A: The answer follows from the fact that there are two different ways a dial can be in and four different dials so we get $2*2*2*2=2^4=16$ combinations of the previous lock.

We could use the same way of counting this previous one just in binary and convert it to decimal to get the answer. Which I might cover counting in binary in a different post (but that might be a bit tangential for this post.)

First Ordering Example

The below question will take into account orderings which to help you, you might want to try and pick an arbitrary number first and decide how many choices you had when you picked that number and then make other choices until you are out of choices.
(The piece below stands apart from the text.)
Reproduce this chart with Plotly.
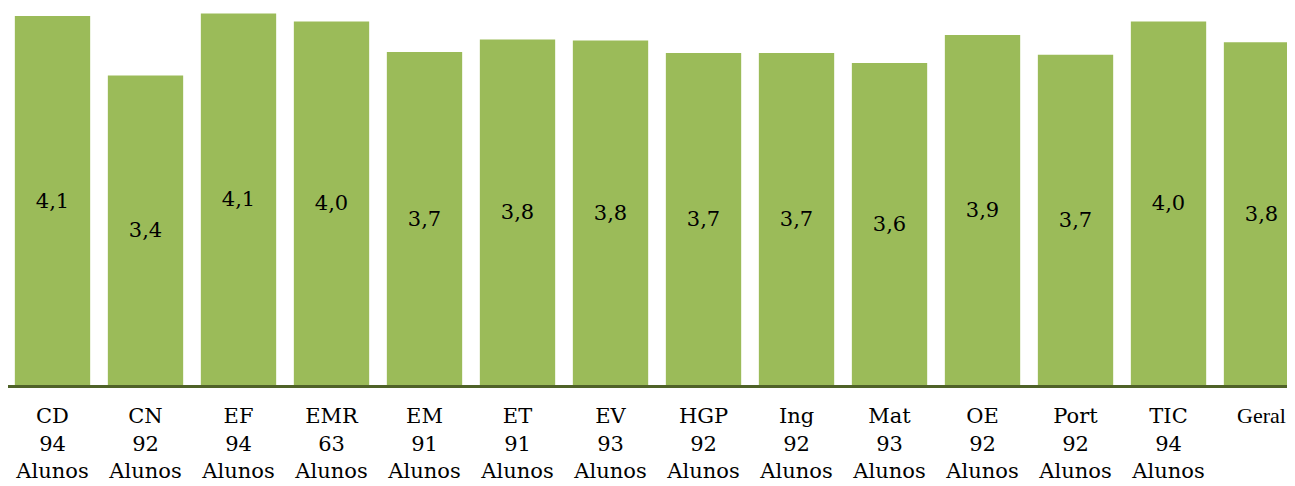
import plotly.graph_objects as go

categories = ["CD", "CN", "EF", "EMR", "EM", "ET", "EV", "HGP", "Ing", "Mat", "OE", "Port", "TIC", "Geral"]
students = [94, 92, 94, 63, 91, 91, 93, 92, 92, 93, 92, 92, 94, None]
values = [4.10, 3.44, 4.13, 4.04, 3.70, 3.84, 3.83, 3.69, 3.69, 3.58, 3.89, 3.67, 4.04, 3.81]

# The last label sits near the right edge: use a narrower serif so it fits
tick_labels = [
    f"{c}<br>{n}<br>Alunos" if n is not None
    else f"<span style='font-family:Liberation Serif;font-size:22px'>{c}</span>"
    for c, n in zip(categories, students)
]

fig = go.Figure(
    go.Bar(
        x=categories,
        y=values,
        marker=dict(color="#9BBB59", line=dict(width=0)),
        texttemplate="%{y:.1f}",
        textposition="inside",
        insidetextanchor="middle",
        textangle=0,
        textfont=dict(family="DejaVu Serif", size=21, color="#000000"),
        cliponaxis=True,
    )
)

fig.update_layout(
    width=1287,
    height=478,
    margin=dict(l=0, r=0, t=0, b=101, autoexpand=False),
    paper_bgcolor="white",
    plot_bgcolor="white",
    bargap=0.19,
    separators=",.",
    showlegend=False,
    font=dict(family="DejaVu Serif", size=21, color="#000000"),
)

fig.update_xaxes(
    range=[-0.4785, 13.36],
    tickmode="array",
    tickvals=categories,
    ticktext=tick_labels,
    showline=True,
    linecolor="#4F6228",
    linewidth=3,
    ticks="",
    showgrid=False,
    automargin=False,
    ticklabelstandoff=10,
    tickfont=dict(family="DejaVu Serif", size=21, color="#000000"),
)
fig.update_yaxes(
    range=[0, 4.19],
    visible=False,
    showgrid=False,
    zeroline=False,
    automargin=False,
)

fig.write_html("out.html")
Picking something arbitrarily just means your choice doesn’t really matter the fact that you made the choice of course does and the result and choices that follow will follow from that choice. There’s usually some form of symmetry that can be applied to the problem where picking a different choice doesn’t make a difference in the final result. For example which number you choose to put in the line/ordering first doesn’t matter but you can use it as an example to know what could be a possible choice next. Note it didn’t matter which choice you made first but you can then multiply each number of subsequent choices by the number of previous ones, because for each of the previous choices you can make the next choice. Don’t feel bad if you don’t get this one and have to read the answer, because I haven’t really prepped you enough to help you figure it out without some amount of previous knowledge.

Q: How many possible orderings are there of the numbers 1,2,3 if each number must be used once and only once?

A: Well we start by making our first choice in the order we have 3 choices from the numbers 1, 2, and 3. Once we’ve chosen our first number (e.g. say it’s 3) we then have two possible choices left over which are the ones we didn’t choose yet (e.g. because of our previous example choice we would have 1 and 2 as possible choices, say we choose 2), and then finally we have only 1 choice for choosing the last one (e.g. we choose 1).

Therefore there are $3\cdot2\cdot1=3! = 6$ possible orderings.

Orderings of Playing Cards

Q: If you have 52 playing cards how many possible orderings are there?

A: The answer follows the same logic as the previous. At first you have 52 choices then after that choice you have 51 then 50, 49, 48 all the way down to 1. So, you have $52 \cdot 51 \cdot 50 \cdot \ldots \cdot 1 = 52!$

The general form of the equation that tells the number of ordering $n$ things in a line where each one can only be used exactly once is $n!$.